(Source code of charts)
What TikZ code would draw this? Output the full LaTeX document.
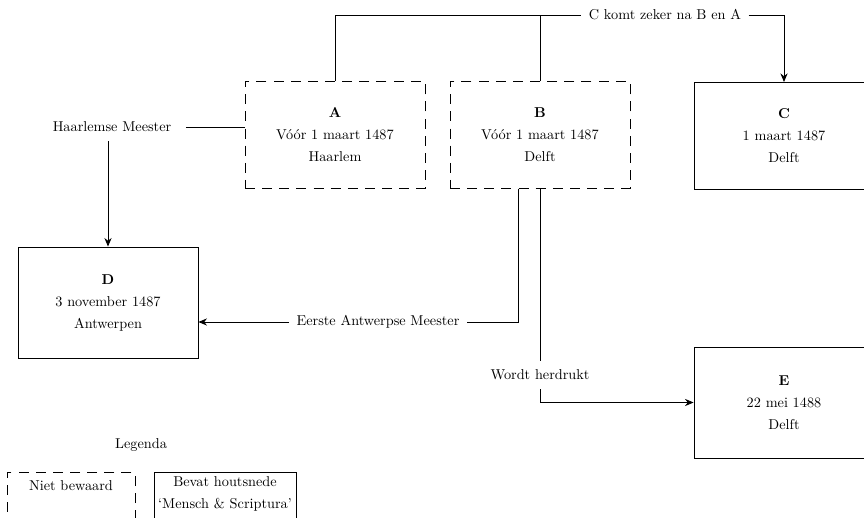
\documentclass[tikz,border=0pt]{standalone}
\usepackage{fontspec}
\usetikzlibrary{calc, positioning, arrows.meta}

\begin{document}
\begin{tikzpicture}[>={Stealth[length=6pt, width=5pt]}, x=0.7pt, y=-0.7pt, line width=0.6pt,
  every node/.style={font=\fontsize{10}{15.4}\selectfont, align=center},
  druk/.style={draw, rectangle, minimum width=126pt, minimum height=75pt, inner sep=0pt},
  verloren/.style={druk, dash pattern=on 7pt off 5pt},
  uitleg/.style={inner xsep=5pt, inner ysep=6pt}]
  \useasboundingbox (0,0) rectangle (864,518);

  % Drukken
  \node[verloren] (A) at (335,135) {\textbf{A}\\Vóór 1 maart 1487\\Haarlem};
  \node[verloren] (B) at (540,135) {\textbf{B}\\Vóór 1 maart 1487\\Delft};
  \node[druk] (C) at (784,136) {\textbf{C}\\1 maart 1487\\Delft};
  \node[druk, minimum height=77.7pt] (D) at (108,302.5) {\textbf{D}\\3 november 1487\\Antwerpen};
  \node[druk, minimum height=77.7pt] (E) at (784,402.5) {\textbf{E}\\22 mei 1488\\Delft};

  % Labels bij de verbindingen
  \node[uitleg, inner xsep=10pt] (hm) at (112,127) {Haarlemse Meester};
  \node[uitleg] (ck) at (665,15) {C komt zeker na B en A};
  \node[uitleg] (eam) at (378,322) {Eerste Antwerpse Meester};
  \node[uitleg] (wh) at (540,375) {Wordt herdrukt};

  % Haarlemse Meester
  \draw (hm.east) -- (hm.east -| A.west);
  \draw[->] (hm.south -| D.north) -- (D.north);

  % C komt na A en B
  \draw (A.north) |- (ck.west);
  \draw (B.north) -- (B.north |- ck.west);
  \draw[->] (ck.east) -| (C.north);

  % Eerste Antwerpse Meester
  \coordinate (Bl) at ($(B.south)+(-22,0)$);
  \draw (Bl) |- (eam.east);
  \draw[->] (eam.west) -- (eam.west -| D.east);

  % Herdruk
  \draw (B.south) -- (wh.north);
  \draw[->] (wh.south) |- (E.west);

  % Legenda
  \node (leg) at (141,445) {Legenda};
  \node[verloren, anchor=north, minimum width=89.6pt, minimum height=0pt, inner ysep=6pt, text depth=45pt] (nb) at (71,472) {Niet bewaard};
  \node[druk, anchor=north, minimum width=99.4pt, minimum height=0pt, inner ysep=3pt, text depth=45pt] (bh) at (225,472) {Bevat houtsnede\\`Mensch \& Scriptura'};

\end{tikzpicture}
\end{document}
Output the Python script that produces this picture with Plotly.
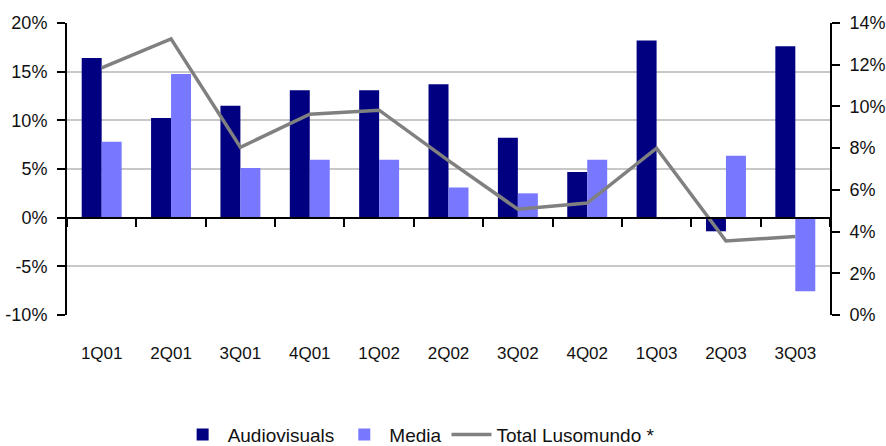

§ **YOUR GOAL**
Copy the listing over exactly, skipping the pictures it holds.

§ **SOLUTION FOR THIS PROBLEM**
What TikZ code would draw this? Output the full LaTeX document.
\documentclass[tikz,border=0pt]{standalone}
\usepackage{fontspec}
\usetikzlibrary{calc, positioning, arrows.meta}

\begin{document}
\begin{tikzpicture}[>={Stealth[length=6pt, width=5pt]}, x=0.7pt, y=-0.7pt, line width=0.6pt,
  every node/.style={font=\fontsize{10}{15.4}\selectfont, align=center},
  druk/.style={draw, rectangle, minimum width=126pt, minimum height=75pt, inner sep=0pt},
  verloren/.style={druk, dash pattern=on 7pt off 5pt},
  uitleg/.style={inner xsep=5pt, inner ysep=6pt}]
  \useasboundingbox (0,0) rectangle (864,518);

  % Drukken
  \node[verloren] (A) at (335,135) {\textbf{A}\\Vóór 1 maart 1487\\Haarlem};
  \node[verloren] (B) at (540,135) {\textbf{B}\\Vóór 1 maart 1487\\Delft};
  \node[druk] (C) at (784,136) {\textbf{C}\\1 maart 1487\\Delft};
  \node[druk, minimum height=77.7pt] (D) at (108,302.5) {\textbf{D}\\3 november 1487\\Antwerpen};
  \node[druk, minimum height=77.7pt] (E) at (784,402.5) {\textbf{E}\\22 mei 1488\\Delft};

  % Labels bij de verbindingen
  \node[uitleg, inner xsep=10pt] (hm) at (112,127) {Haarlemse Meester};
  \node[uitleg] (ck) at (665,15) {C komt zeker na B en A};
  \node[uitleg] (eam) at (378,322) {Eerste Antwerpse Meester};
  \node[uitleg] (wh) at (540,375) {Wordt herdrukt};

  % Haarlemse Meester
  \draw (hm.east) -- (hm.east -| A.west);
  \draw[->] (hm.south -| D.north) -- (D.north);

  % C komt na A en B
  \draw (A.north) |- (ck.west);
  \draw (B.north) -- (B.north |- ck.west);
  \draw[->] (ck.east) -| (C.north);

  % Eerste Antwerpse Meester
  \coordinate (Bl) at ($(B.south)+(-22,0)$);
  \draw (Bl) |- (eam.east);
  \draw[->] (eam.west) -- (eam.west -| D.east);

  % Herdruk
  \draw (B.south) -- (wh.north);
  \draw[->] (wh.south) |- (E.west);

  % Legenda
  \node (leg) at (141,445) {Legenda};
  \node[verloren, anchor=north, minimum width=89.6pt, minimum height=0pt, inner ysep=6pt, text depth=45pt] (nb) at (71,472) {Niet bewaard};
  \node[druk, anchor=north, minimum width=99.4pt, minimum height=0pt, inner ysep=3pt, text depth=45pt] (bh) at (225,472) {Bevat houtsnede\\`Mensch \& Scriptura'};

\end{tikzpicture}
\end{document}
Output the Python script that produces this picture with Plotly.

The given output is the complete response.